Was muss mit aufs Boot? Für den Tag der Murr-Regatta empfiehlt Sven Richter Kleidung, die nass und dreckig werden und eventuell sogar kaputtgehen kann. „Gut ist Kleidung, die schnell trocknet.“ Außerdem könne Panzertape nicht schaden, falls die selbst gebaute Konstruktion unterwegs auseinanderfällt, sowie ein kleiner Handbohrer, falls zu viel Wasser ins Boot schwappt. Und natürlich müsse man bedenken, dass man mehrere Stunden unterwegs sein kann, und dementsprechend genug Proviant der bevorzugten Art mitnehmen.

Was sollte man nicht vergessen? Ganz wichtig sei, dass das Boot – egal in welcher Form oder aus welchen Materialien es gebaut wird – Griffe zum Tragen hat. „Man muss sich unbedingt vorher überlegen, wie man die Wehre nehmen kann. Und auch im flachen Wasser kann es sein, dass man das Boot viel tragen muss“, sagt Richter. Und wer einen Preis absahnen will, der sollte tatsächlich einen Blick auf die Zeit haben. Denn laut Richter werden nur die Boote auch bewertet, die es rechtzeitig ins Ziel schaffen. Auch zu bedenken: Das Boot muss zum Start transportiert werden. Bei Überlegungen zum Bau sollte man die Transportmöglichkeiten im Blick behalten.
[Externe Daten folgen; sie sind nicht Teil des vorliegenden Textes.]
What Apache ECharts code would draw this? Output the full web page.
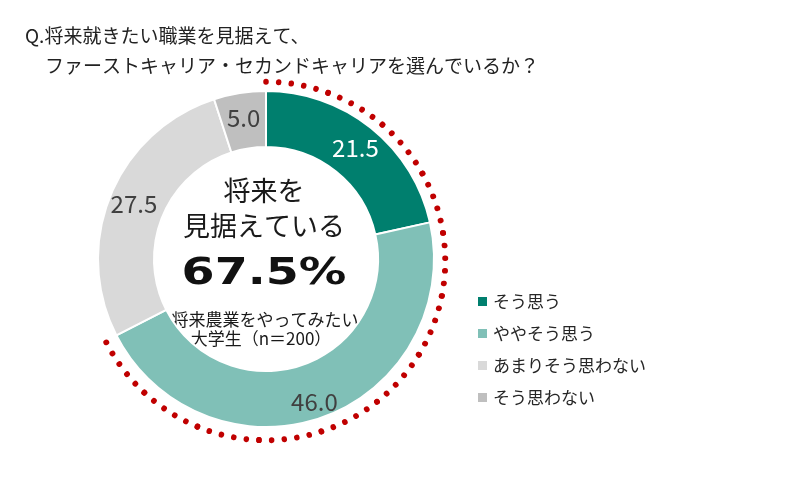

Trotz all der Erfahrung ist aber auch Sven Richter mit seinen Booten schon mal gekentert. „Ich bin nicht immer im Ziel angekommen“, gibt er zu. Mal habe er einen Rechenfehler beim Auftrieb gemacht, mal sei zu viel Wasser ins Boot gelaufen. Auf Schnelligkeit hat er bei seinen Booten deshalb auch nie Wert gelegt. „Ich war froh, wenn wir gut angekommen sind.“

Backnanger Murr-Regatta: Bootsbautipps vom Experten
Das Bootsbaubüchle

Inhalt Im Bootsbaubüchle werden Grundlagen des Bootsbaus wie zum Beispiel Auftrieb, Material und Stabilität erklärt. Auch gibt es viele Bilder, Anregungen und Baupläne von der Murr-Regatta aus den vergangenen Jahren sowie Wissenswertes zur Geschichte der Murr-Regatta.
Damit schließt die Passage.